• EXERCISE PROMPT: Repeat the material exactly from its first line to the line that includes "Chart.register(...registerables);". Skip pictures.

══════

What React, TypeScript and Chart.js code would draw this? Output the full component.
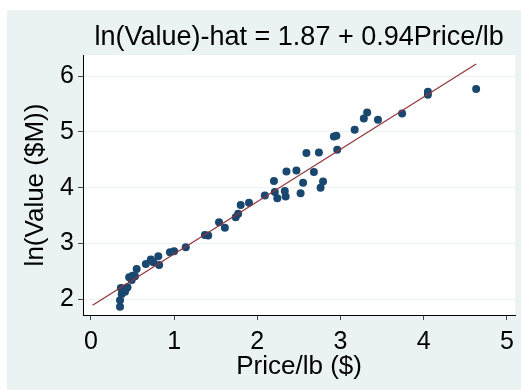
import { useEffect, useRef } from "react";
import { Chart, registerables } from "chart.js";

Chart.register(...registerables);

// Price per pound ($) and log of catch value ($M)
const price = [
  0.35, 0.35, 0.37, 0.36, 0.39, 0.41, 0.42, 0.44, 0.38, 0.46,
  0.49, 0.5, 0.53, 0.55, 0.66, 0.72, 0.75, 0.81, 0.82, 0.95,
  1.0, 1.14, 1.37, 1.41, 1.54, 1.61, 1.74, 1.77, 1.8, 1.9,
  2.09, 2.2, 2.21, 2.24, 2.33, 2.34, 2.35, 2.47, 2.52, 2.55,
  2.59, 2.68, 2.74, 2.76, 2.79, 2.92, 2.95, 2.96, 3.17, 3.28,
  3.32, 3.45, 3.74, 4.05, 4.05, 4.63,
];
const lnValue = [
  1.86, 1.98, 2.09, 2.2, 2.15, 2.13, 2.18, 2.21, 2.19, 2.39,
  2.34, 2.42, 2.41, 2.54, 2.63, 2.71, 2.66, 2.77, 2.61, 2.84,
  2.86, 2.93, 3.15, 3.14, 3.38, 3.28, 3.47, 3.53, 3.69, 3.73,
  3.86, 4.12, 3.92, 3.81, 3.94, 3.84, 4.29, 4.31, 3.9, 4.09,
  4.62, 4.28, 4.63, 4.0, 4.11, 4.92, 4.93, 4.68, 5.04, 5.24,
  5.35, 5.22, 5.33, 5.72, 5.67, 5.77,
];

// Fitted regression line
const fitIntercept = 1.87;
const fitSlope = 0.94;
const fitRange = [0.02, 4.63];

const xTicks = [0, 1, 2, 3, 4, 5];
const yTicks = [2, 3, 4, 5, 6];

const titleText = "ln(Value)-hat = 1.87 + 0.94Price/lb";
const xTitle = "Price/lb ($)";
const yTitle = "ln(Value ($M))";

const W = 521;
const H = 391;
const PANEL = "#EAF2F3";
const FONT = "'Liberation Sans', Arial, Helvetica, sans-serif";

const backdrop = {
  id: "backdrop",
  beforeDraw(chart: any) {
    const { ctx, chartArea } = chart;
    ctx.save();
    ctx.fillStyle = "#ffffff";
    ctx.fillRect(0, 0, W, H);
    ctx.fillStyle = PANEL;
    ctx.fillRect(7, 10, W - 7, 380);
    ctx.fillStyle = "#ffffff";
    ctx.fillRect(
      chartArea.left,
      chartArea.top,
      chartArea.right - chartArea.left,
      chartArea.bottom - chartArea.top
    );
    ctx.restore();
  },
};

export default function App() {
  const ref = useRef<HTMLCanvasElement | null>(null);

  useEffect(() => {
    if (!ref.current) return;
    const points = price.map((x, i) => ({ x, y: lnValue[i] }));
    const fit = fitRange.map((x) => ({ x, y: fitIntercept + fitSlope * x }));

    const chart = new Chart(ref.current, {
      type: "scatter",
      data: {
        datasets: [
          {
            label: "Fitted",
            data: fit,
            showLine: true,
            borderColor: "#90353B",
            borderWidth: 1.2,
            pointRadius: 0,
            fill: false,
          },
          {
            label: "ln(Value)",
            data: points,
            backgroundColor: "#1A476F",
            borderColor: "#1A476F",
            borderWidth: 0,
            pointRadius: 4,
          },
        ],
      },
      options: {
        responsive: false,
        animation: false,
        devicePixelRatio: 1,
        layout: { padding: 0, autoPadding: false },
        plugins: {
          legend: { display: false },
          tooltip: { enabled: false },
          title: {
            display: true,
            text: titleText,
            fullSize: false,
            color: "#000",
            font: { family: FONT, size: 27, weight: "normal", lineHeight: 1 },
            padding: { top: 24, bottom: 4 },
          },
        },
        scales: {
          x: {
            type: "linear",
            min: -0.095,
            max: 5.1,
            afterBuildTicks: (s: any) => {
              s.ticks = xTicks.map((v) => ({ value: v }));
            },
            afterFit: (s: any) => {
              s.height = H - 315;
            },
            ticks: {
              color: "#000",
              padding: 7,
              font: { family: FONT, size: 25 },
              maxRotation: 0,
            },
            grid: {
              drawOnChartArea: false,
              tickLength: 5,
              tickColor: "#444",
            },
            border: { display: true, color: "#000", width: 1 },
            title: {
              display: true,
              text: xTitle,
              color: "#000",
              font: { family: FONT, size: 26, lineHeight: 1 },
              padding: { top: 0, bottom: 11 },
            },
          },
          y: {
            type: "linear",
            min: 1.713,
            max: 6.382,
            afterBuildTicks: (s: any) => {
              s.ticks = yTicks.map((v) => ({ value: v }));
            },
            afterFit: (s: any) => {
              s.width = 83;
            },
            ticks: {
              color: "#000",
              padding: 4,
              font: { family: FONT, size: 25 },
            },
            grid: {
              color: PANEL,
              lineWidth: 1,
              tickLength: 5,
              tickColor: "#444",
            },
            border: { display: true, color: "#000", width: 1 },
            title: {
              display: true,
              text: yTitle,
              color: "#000",
              font: { family: FONT, size: 26, lineHeight: 1 },
              padding: { top: 23, bottom: 0 },
            },
          },
        },
      },
      plugins: [backdrop],
    });
    return () => chart.destroy();
  }, []);

  return (
    <div style={{ position: "fixed", left: 0, top: 0, width: W, height: H, overflow: "hidden" }}>
      <canvas ref={ref} width={W} height={H} style={{ display: "block" }} />
    </div>
  );
}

══════

• TASK ANSWER:
What React, TypeScript and Chart.js code would draw this? Output the full component.
import { useEffect, useRef } from "react";
import { Chart, registerables } from "chart.js";

Chart.register(...registerables);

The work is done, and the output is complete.